** start of Records shown **
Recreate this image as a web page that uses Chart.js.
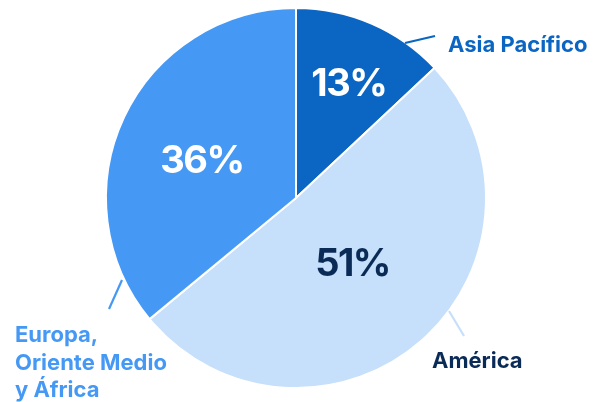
<!DOCTYPE html>
<html>
<head>
<meta charset="utf-8">
<script src="https://cdn.jsdelivr.net/npm/chart.js@4.4.1/dist/chart.umd.min.js"></script>
<style>
html,body{margin:0;padding:0;background:#fff;}
#wrap{width:596px;height:402px;position:relative;}
</style>
</head>
<body>
<div id="wrap"><canvas id="c" width="596" height="402"></canvas></div>
<script>
const regions = ["Asia Pacífico", "América", "Europa, Oriente Medio y África"];
const shares = [13, 51, 36];
const sliceColors = ["#0A66C2", "#C6DFFA", "#4599F5"];
const pctColors = ["#FFFFFF", "#0B2B57", "#FFFFFF"];
const labelColors = ["#0A66C2", "#0B2B57", "#4599F5"];
const lineColors = ["#0A66C2", "#C6DFFA", "#4599F5"];
const labelLines = [["Asia Pacífico"], ["América"], ["Europa,", "Oriente Medio", "y África"]];

const FONT = "Inter, 'Noto Sans', sans-serif";

const labelPlugin = {
  id: 'sliceLabels',
  afterDatasetsDraw(chart, args, opts) {
    const ctx = chart.ctx;
    const meta = chart.getDatasetMeta(0);
    meta.data.forEach((arc, i) => {
      const cx = arc.x, cy = arc.y, r = arc.outerRadius;
      const mid = (arc.startAngle + arc.endAngle) / 2;
      const rf = opts.pctRadius[i];
      const px = cx + Math.cos(mid) * r * rf + opts.pctShift[i][0];
      const py = cy + Math.sin(mid) * r * rf + opts.pctShift[i][1];
      ctx.save();
      ctx.font = "700 38px " + FONT;
      if ('letterSpacing' in ctx) ctx.letterSpacing = '-1.5px';
      ctx.fillStyle = pctColors[i];
      ctx.textAlign = 'center';
      ctx.textBaseline = 'middle';
      ctx.fillText(shares[i] + '%', px, py);
      if ('letterSpacing' in ctx) ctx.letterSpacing = '0px';
      // leader line
      const ln = opts.lines[i];
      ctx.strokeStyle = lineColors[i];
      ctx.lineWidth = 2.2;
      ctx.beginPath();
      ctx.moveTo(cx + ln[0], cy + ln[1]);
      ctx.lineTo(cx + ln[2], cy + ln[3]);
      ctx.stroke();
      // category label
      const lp = opts.labelPos[i];
      ctx.font = "700 22px " + FONT;
      ctx.fillStyle = labelColors[i];
      ctx.textAlign = 'left';
      ctx.textBaseline = 'alphabetic';
      labelLines[i].forEach((t, k) => {
        ctx.fillText(t, cx + lp[0], cy + lp[1] + k * 27.5);
      });
      ctx.restore();
    });
  }
};

new Chart(document.getElementById('c'), {
  type: 'pie',
  data: {
    labels: regions,
    datasets: [{
      data: shares,
      backgroundColor: sliceColors,
      borderColor: '#FFFFFF',
      borderWidth: 2
    }]
  },
  options: {
    responsive: false,
    animation: false,
    rotation: 0,
    layout: { padding: { top: 7, bottom: 13, left: 105, right: 109 } },
    plugins: {
      legend: { display: false },
      tooltip: { enabled: false },
      sliceLabels: {
        pctRadius: [0.66, 0.45, 0.53],
        pctShift: [[3, 2], [0, 2], [-3, 6]],
        lines: [[109, -155, 139, -162], [153, 113, 168, 138], [-174, 82, -187, 111]],
        labelPos: [[152, -146], [136, 170], [-281, 144]]
      }
    }
  },
  plugins: [labelPlugin]
});
</script>
</body>
</html>
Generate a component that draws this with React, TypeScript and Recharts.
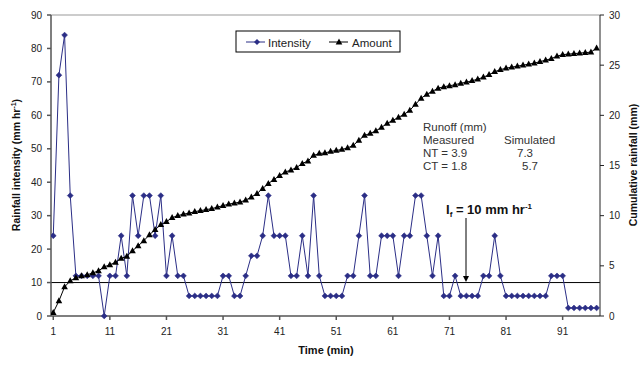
import React from 'react';
import { ComposedChart, Line, XAxis, YAxis, ReferenceLine } from 'recharts';

const minutes = [
  1, 2, 3, 4, 5, 6, 7, 8, 9, 10, 11, 12, 13, 14, 15, 16, 17, 18, 19, 20,
  21, 22, 23, 24, 25, 26, 27, 28, 29, 30, 31, 32, 33, 34, 35, 36, 37, 38, 39, 40,
  41, 42, 43, 44, 45, 46, 47, 48, 49, 50, 51, 52, 53, 54, 55, 56, 57, 58, 59, 60,
  61, 62, 63, 64, 65, 66, 67, 68, 69, 70, 71, 72, 73, 74, 75, 76, 77, 78, 79, 80,
  81, 82, 83, 84, 85, 86, 87, 88, 89, 90, 91, 92, 93, 94, 95, 96, 97,
];

// Rainfall intensity (mm hr-1)
const intensity = [
  24, 72, 84, 36, 12, 12, 12, 12, 12, 0,
  12, 12, 24, 12, 36, 24, 36, 36, 24, 36,
  12, 24, 12, 12, 6, 6, 6, 6, 6, 6,
  12, 12, 6, 6, 12, 18, 18, 24, 36, 24,
  24, 24, 12, 12, 24, 12, 36, 12, 6, 6,
  6, 6, 12, 12, 24, 36, 12, 12, 24, 24,
  24, 12, 24, 24, 36, 36, 24, 12, 24, 6,
  6, 12, 6, 6, 6, 6, 12, 12, 24, 12,
  6, 6, 6, 6, 6, 6, 6, 6, 12, 12,
  12, 2.4, 2.4, 2.4, 2.4, 2.4, 2.4,
];

// Cumulative rainfall (mm)
const amount = [
  0.35, 1.5, 2.9, 3.5, 3.8, 4.0, 4.1, 4.3, 4.5, 4.9,
  5.1, 5.35, 5.75, 5.95, 6.5, 7.0, 7.5, 8.1, 8.6, 9.1,
  9.4, 9.8, 10.0, 10.15, 10.25, 10.4, 10.5, 10.6, 10.7, 10.85,
  11.0, 11.15, 11.25, 11.35, 11.55, 11.85, 12.2, 12.7, 13.2, 13.6,
  14.0, 14.35, 14.55, 14.8, 15.2, 15.45, 16.0, 16.2, 16.25, 16.4,
  16.5, 16.6, 16.75, 17.0, 17.5, 18.0, 18.2, 18.45, 18.8, 19.2,
  19.5, 19.8, 20.1, 20.5, 21.1, 21.7, 22.1, 22.4, 22.7, 22.85,
  22.95, 23.05, 23.2, 23.3, 23.45, 23.6, 23.8, 24.05, 24.35, 24.55,
  24.7, 24.8, 24.9, 25.0, 25.1, 25.2, 25.35, 25.5, 25.65, 25.9,
  26.05, 26.1, 26.15, 26.2, 26.25, 26.3, 26.7,
];

const xTicks = [1, 11, 21, 31, 41, 51, 61, 71, 81, 91];
const leftTicks = [0, 10, 20, 30, 40, 50, 60, 70, 80, 90];
const rightTicks = [0, 5, 10, 15, 20, 25, 30];
const thresholdIntensity = 10;

const data = minutes.map((m, i) => ({ minute: m, intensity: intensity[i], amount: amount[i] }));

const NAVY = '#2B2E86';
const FONT = 'Arial, "Liberation Sans", sans-serif';

const Diamond = (props: any) => {
  const { cx, cy, index } = props;
  if (cx == null || cy == null) return <g key={`d${index}`} />;
  const r = 2.9;
  return (
    <polygon
      key={`d${index}`}
      points={`${cx},${cy - r} ${cx + r},${cy} ${cx},${cy + r} ${cx - r},${cy}`}
      fill={NAVY}
      stroke={NAVY}
      strokeWidth={0.6}
    />
  );
};

const Tri = (props: any) => {
  const { cx, cy, index } = props;
  if (cx == null || cy == null) return <g key={`t${index}`} />;
  return (
    <polygon
      key={`t${index}`}
      points={`${cx},${cy - 3.6} ${cx + 3.3},${cy + 2.4} ${cx - 3.3},${cy + 2.4}`}
      fill="#000"
    />
  );
};

export default function App() {
  return (
    <div style={{ position: 'absolute', left: 0, top: 0, width: 641, height: 372, background: '#fff' }}>
      <ComposedChart
        width={641}
        height={372}
        data={data}
        margin={{ top: 15, right: 0, bottom: 0, left: 0 }}
      >
        <XAxis
          dataKey="minute"
          type="number"
          domain={[0.6, 97.6]}
          ticks={xTicks}
          allowDataOverflow
          height={56}
          tickSize={4}
          tickMargin={8}
          stroke="#555"
          strokeWidth={1.5}
          tick={{ fontSize: 10, fill: '#222', fontFamily: FONT }}
          interval={0}
        />
        <YAxis
          yAxisId="left"
          domain={[0, 90]}
          ticks={leftTicks}
          width={51}
          tickSize={4}
          tickMargin={5}
          stroke="#555"
          strokeWidth={1.5}
          tick={{ fontSize: 10, fill: '#222', fontFamily: FONT }}
          interval={0}
        />
        <YAxis
          yAxisId="right"
          orientation="right"
          domain={[0, 30]}
          ticks={rightTicks}
          width={41}
          tickSize={4}
          tickMargin={5}
          stroke="#222"
          strokeWidth={1}
          tick={{ fontSize: 10, fill: '#222', fontFamily: FONT }}
          interval={0}
        />
        <ReferenceLine yAxisId="left" y={90} stroke="#999" strokeWidth={1} />
        <ReferenceLine yAxisId="left" y={thresholdIntensity} stroke="#000" strokeWidth={1} />
        <Line
          yAxisId="left"
          dataKey="intensity"
          stroke={NAVY}
          strokeWidth={1}
          dot={Diamond}
          activeDot={false}
          isAnimationActive={false}
        />
        <Line
          yAxisId="right"
          dataKey="amount"
          stroke="#000"
          strokeWidth={1}
          dot={Tri}
          activeDot={false}
          isAnimationActive={false}
        />
      </ComposedChart>
      <svg
        width={641}
        height={372}
        style={{ position: 'absolute', left: 0, top: 0, pointerEvents: 'none' }}
        fontFamily={FONT}
      >
        {/* Legend */}
        <g transform="translate(236,31)">
          <rect x={0} y={0} width={164} height={21} fill="#fff" stroke="#000" strokeWidth={1} />
          <line x1={10} y1={11} x2={29} y2={11} stroke={NAVY} strokeWidth={1} />
          <polygon points="21,8 24,11 21,14 18,11" fill={NAVY} />
          <text x={32} y={15.5} fontSize={11.5} fill="#222">Intensity</text>
          <line x1={93} y1={11} x2={112} y2={11} stroke="#000" strokeWidth={1} />
          <polygon points="103,7.4 106.3,13.4 99.7,13.4" fill="#000" />
          <text x={116} y={15.5} fontSize={11.5} fill="#222">Amount</text>
        </g>
        {/* Axis titles */}
        <text
          transform="translate(20,165) rotate(-90)"
          textAnchor="middle"
          fontSize={10.5}
          fontWeight="bold"
          fill="#111"
        >
          Rainfall intensity (mm hr<tspan fontSize={7} dy={-4}>-1</tspan><tspan dy={4}>)</tspan>
        </text>
        <text
          transform="translate(637,165) rotate(-90)"
          textAnchor="middle"
          fontSize={10.5}
          fontWeight="bold"
          fill="#111"
        >
          Cumulative rainfall (mm)
        </text>
        <text x={326} y={354} textAnchor="middle" fontSize={11} fontWeight="bold" fill="#111">
          Time (min)
        </text>
        {/* Runoff annotation */}
        <g fontSize={11.5} fill="#333">
          <text x={423} y={131}>Runoff (mm)</text>
          <text x={423} y={144}>Measured</text>
          <text x={504} y={144}>Simulated</text>
          <text x={423} y={157}>NT = 3.9</text>
          <text x={517} y={157}>7.3</text>
          <text x={423} y={170}>CT = 1.8</text>
          <text x={522} y={170}>5.7</text>
        </g>
        {/* Threshold annotation */}
        <text x={446} y={213.5} fontSize={13} fontWeight="bold" fill="#111">
          I<tspan fontSize={8} dy={3}>f</tspan><tspan dy={-3}> = 10 mm hr</tspan><tspan fontSize={8} dy={-5}>-1</tspan>
        </text>
        <line x1={466} y1={218} x2={466} y2={277} stroke="#000" strokeWidth={1} />
        <polygon points="463,276 469,276 466,282" fill="#000" />
      </svg>
    </div>
  );
}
** end of Records shown **
_Exercise_
Across the data, tally the lines containing "that" and give back the number alone.

_Result_
2